Monday, 29 June 2009

Michael Jackson: Sad

The King of Pop is dead. I was shocked when I saw the headlines. I know he'd lost weight, but surely divorcing Jordan can't be fatal? Then I found out it wasn't Peter Andre who had died, it was the much-loved, much-loathed, much-mocked Wacko Jacko.

The newspapers have been full of tributes. I read a great quote by a so-called journalist who wrote "Everyone loves Michael Jackson's music." Everyone? I don't. Not that I count, seeing as I still think Then Jerico were underrated and T'Pau were one of the greatest bands ever. But I can't think of a Jackson track I really like. Even "Smooth Criminal" wouldn't make it onto my iPod, although the deliciously ironic "Black or White" never ceases to raise a smile.

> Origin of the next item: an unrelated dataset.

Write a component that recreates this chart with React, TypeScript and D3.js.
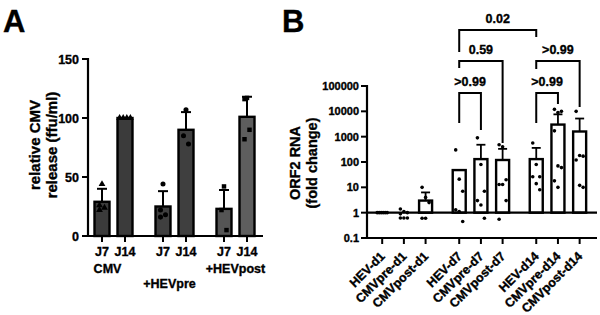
import * as d3 from "d3";

// ─── Panel A data: relative CMV release ──────────────────────────────────────
const groupsA = ["CMV", "+HEVpre", "+HEVpost"];
const daysA = ["J7", "J14"];
const meanA = [29, 100, 25, 90, 23, 101];
const errTopA = [40, 100, 38, 105, 39, 118];
const pointsA = [
  [44, 26, 24, 22],
  [100, 100, 100, 100],
  [44, 22, 18, 16],
  [107, 85, 78],
  [42, 22, 5],
  [117, 116, 90, 82],
];
const ticksA = [0, 50, 100, 150];

// ─── Panel B data: ORF2 RNA fold change ──────────────────────────────────────
const labelsB = [
  "HEV-d1", "CMVpre-d1", "CMVpost-d1",
  "HEV-d7", "CMVpre-d7", "CMVpost-d7",
  "HEV-d14", "CMVpre-d14", "CMVpost-d14",
];
const meanB = [1, 1, 3, 48, 130, 120, 130, 3000, 1600];
const errTopB = [0, 0, 6.3, 0, 480, 330, 360, 7600, 5200];
const pointsB = [
  [1, 1, 1, 1, 1, 1],
  [1.4, 1.1, 1, 0.9, 0.62, 0.62, 0.62],
  [10, 4, 2.5, 0.6, 0.6],
  [300, 21, 7, 1.3, 1.1, 0.45],
  [900, 80, 7, 3, 2, 0.6],
  [480, 400, 20, 13, 13, 3, 0.55],
  [560, 80, 26, 26, 14, 8],
  [12000, 9000, 10000, 1700, 70, 60, 18, 10],
  [10000, 180, 170, 120, 12, 10],
];
const ticksB = [0.1, 1, 10, 100, 1000, 10000, 100000];
const tickLabelsB = ["0.1", "1", "10", "100", "1000", "10000", "100000"];
const bracketPairs = [[3, 4], [6, 7], [3, 5], [6, 8], [3, 6]];
const bracketLabels = [">0.99", ">0.99", "0.59", ">0.99", "0.02"];

const FONT = "'Liberation Sans', Arial, Helvetica, sans-serif";
// a hairline outline gives the heavy look of the printed labels
const TEXT_STYLE = { fontFamily: FONT, fontWeight: 700, stroke: "#000", strokeWidth: 0.35 };
const symbolsA = [d3.symbolTriangle, d3.symbolCircle, d3.symbolSquare];
const fillsA = ["#3b3b3b", "#3b3b3b", "#3f3f3f", "#3f3f3f", "#555", "#5e5e5e"];

function PanelA() {
  const y = d3.scaleLinear().domain([0, 150]).range([236, 59]);
  // group index + day offset on one linear axis
  const x = d3.scaleLinear().domain([0, 2]).range([113.5, 235.5]);
  const cx = (i: number) => x(Math.floor(i / 2)) + (i % 2 === 0 ? -11.5 : 11.5);
  const bw = 15;
  const groupLabelY = [273, 288, 273];

  return (
    <g>
      <g style={TEXT_STYLE}>
        <text x={3} y={32} fontSize={31}>A</text>
        <g transform="translate(37,145) rotate(-90)">
          <text textAnchor="middle" fontSize={15} y={3}>relative CMV</text>
          <text textAnchor="middle" fontSize={15} y={20}>release (ffu/ml)</text>
        </g>
      </g>
      {meanA.map((m, i) => {
        const c = cx(i);
        const g = Math.floor(i / 2);
        const sym = d3.symbol().type(symbolsA[g]).size(20);
        const n = pointsA[i].length;
        return (
          <g key={i}>
            <rect x={c - bw / 2} y={y(m)} width={bw} height={y(0) - y(m)}
              fill={fillsA[i]} stroke="#000" strokeWidth={2.4} />
            {errTopA[i] > m && (
              <g stroke="#000" strokeWidth={2}>
                <line x1={c} x2={c} y1={y(m)} y2={y(errTopA[i])} />
                <line x1={c - 5} x2={c + 5} y1={y(errTopA[i])} y2={y(errTopA[i])} />
              </g>
            )}
            {pointsA[i].map((v, j) => {
              // points at the bar top spread across it, the others jitter lightly
              const dx = v === m ? (j - (n - 1) / 2) * 3.6 : j === 0 ? 0 : (j % 2 === 0 ? 2.5 : -2.5);
              return (
                <path key={j} d={sym() || ""} fill="#000"
                  transform={`translate(${c + dx},${y(v)})`} />
              );
            })}
          </g>
        );
      })}
      {/* axes */}
      <line x1={88} x2={88} y1={58} y2={237} stroke="#000" strokeWidth={2.2} />
      <line x1={87} x2={263} y1={236} y2={236} stroke="#000" strokeWidth={2.2} />
      {ticksA.map((t) => (
        <line key={t} x1={82} x2={88} y1={y(t)} y2={y(t)} stroke="#000" strokeWidth={2} />
      ))}
      {meanA.map((_, i) => (
        <line key={i} x1={cx(i)} x2={cx(i)} y1={236} y2={242} stroke="#000" strokeWidth={2} />
      ))}
      <g style={TEXT_STYLE}>
        {ticksA.map((t) => (
          <text key={t} x={79} y={y(t) + 4.5} textAnchor="end" fontSize={12.5}>{t}</text>
        ))}
        {meanA.map((_, i) => (
          <text key={i} x={cx(i)} y={256} textAnchor="middle" fontSize={12.5}>{daysA[i % 2]}</text>
        ))}
        {groupsA.map((gname, g) => (
          <text key={gname} x={x(g) - (g === 0 ? 6 : g === 1 ? 5 : 0)} y={groupLabelY[g]}
            textAnchor="middle" fontSize={12.5}>{gname}</text>
        ))}
      </g>
    </g>
  );
}

function PanelB() {
  const y = d3.scaleLog().domain([0.1, 100000]).range([238, 86]);
  // groups of three bars with a wider gap between days
  const slot = labelsB.map((_, i) => Math.floor(i / 3) * 3.55 + (i % 3));
  const x = d3.scaleLinear().domain([-0.7, 9.9]).range([367, 597]);
  const cx = (i: number) => x(slot[i]);
  const bw = 13;
  const base = y(1);
  const bracketGeom = [
    { y: 93, da: 30, db: 37 },
    { y: 93, da: 30, db: 11 },
    { y: 61, da: 7, db: 82 },
    { y: 61, da: 8, db: 46 },
    { y: 30, da: 22, db: 7 },
  ];

  return (
    <g>
      <g style={TEXT_STYLE}>
        <text x={282} y={32} fontSize={31}>B</text>
        <g transform="translate(297,163) rotate(-90)">
          <text textAnchor="middle" fontSize={14.5} y={3}>ORF2  RNA</text>
          <text textAnchor="middle" fontSize={14.5} y={20}>(fold change)</text>
        </g>
      </g>
      {meanB.map((m, i) => {
        const c = cx(i);
        return (
          <g key={i}>
            <rect x={c - bw / 2} y={y(m)} width={bw} height={base - y(m)}
              fill="#fff" stroke="#000" strokeWidth={2.4} />
            {errTopB[i] > m && (
              <g stroke="#000" strokeWidth={1.8}>
                <line x1={c} x2={c} y1={y(m)} y2={y(errTopB[i])} />
                <line x1={c - 4.5} x2={c + 4.5} y1={y(errTopB[i])} y2={y(errTopB[i])} />
              </g>
            )}
          </g>
        );
      })}
      {/* baseline at fold change = 1 */}
      <line x1={367} x2={597} y1={base} y2={base} stroke="#000" strokeWidth={2.2} />
      {pointsB.map((pts, i) =>
        pts.map((v, j) => (
          <circle key={`${i}-${j}`} r={1.8} fill="#000"
            cx={cx(i) + (i === 0 ? (j - (pts.length - 1) / 2) * 2 : ((j % 3) - 1) * 3.5)}
            cy={y(v)} />
        ))
      )}
      {/* axes */}
      <line x1={367} x2={367} y1={85} y2={239} stroke="#000" strokeWidth={2.2} />
      <line x1={366} x2={597} y1={238} y2={238} stroke="#000" strokeWidth={2.2} />
      {ticksB.map((t) => (
        <line key={t} x1={361} x2={367} y1={y(t)} y2={y(t)} stroke="#000" strokeWidth={2} />
      ))}
      {labelsB.map((l, i) => (
        <line key={l} x1={cx(i)} x2={cx(i)} y1={238} y2={244} stroke="#000" strokeWidth={2} />
      ))}
      <g style={TEXT_STYLE}>
        {ticksB.map((t, k) => (
          <text key={t} x={359} y={y(t) + 4} textAnchor="end" fontSize={11}>{tickLabelsB[k]}</text>
        ))}
        {labelsB.map((l, i) => (
          <text key={l} transform={`translate(${cx(i) + 3.5},${257}) rotate(-45)`}
            textAnchor="end" fontSize={12.5}>{l}</text>
        ))}
      </g>
      {/* significance brackets */}
      {bracketPairs.map(([a, b], k) => {
        const gm = bracketGeom[k];
        const xa = cx(a);
        const xb = cx(b);
        return (
          <g key={k}>
            <path d={`M${xa},${gm.y + gm.da}V${gm.y}H${xb}V${gm.y + gm.db}`}
              fill="none" stroke="#000" strokeWidth={2} />
            <text x={(xa + xb) / 2} y={gm.y - 7} textAnchor="middle" fontSize={12.5}
              style={TEXT_STYLE}>
              {bracketLabels[k]}
            </text>
          </g>
        );
      })}
    </g>
  );
}

export default function App() {
  return (
    <svg width={600} height={315} viewBox="0 0 600 315"
      style={{ position: "absolute", left: 0, top: 0, background: "#fff" }}>
      <rect width={600} height={315} fill="#fff" />
      <PanelA />
      <PanelB />
    </svg>
  );
}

Michael Jackson was, admittedly, the man who sold about five billion records in the 80s and released an album as recently as eight years ago. But if he hadn't become a walking freakshow he would long since be old news. It's fair to say I don't feel a great sense of personal loss at his passing. If there's any sadness it's for his children. But then I wonder how good a father he was to them - he claimed to love children yet dangled a baby off a balcony and made the others wear masks in public. And looking at the pictures of his older two children, Prince Michael and Michael Princess or whatever they're called, they are even whiter and less negroid than his recent persona, which causes me to doubt their father died this week.

Seems to me, Michael Jackson's life could be encompassed in a single word: sad. In both the conventional and colloquial senses of the word. From childhood exploitation and alleged physical abuse by his father, through years of disfiguring cosmetic surgery, trying to be best friends with sick children, spending money he didn't have on things he didn't need and couldn't value, deriving children from unconventional relationships, and settling lawsuits, it seemed his talent and success brought him nothing but chaos and misery. He was clearly deeply unhappy in his own skin - and whatever replaced it over the years. According to his autopsy he died chronically underweight, bald and with a stomach containing nothing but pills. (Kind of the opposite to Elvis.)

Try telling me he should be hailed as hero to a generation.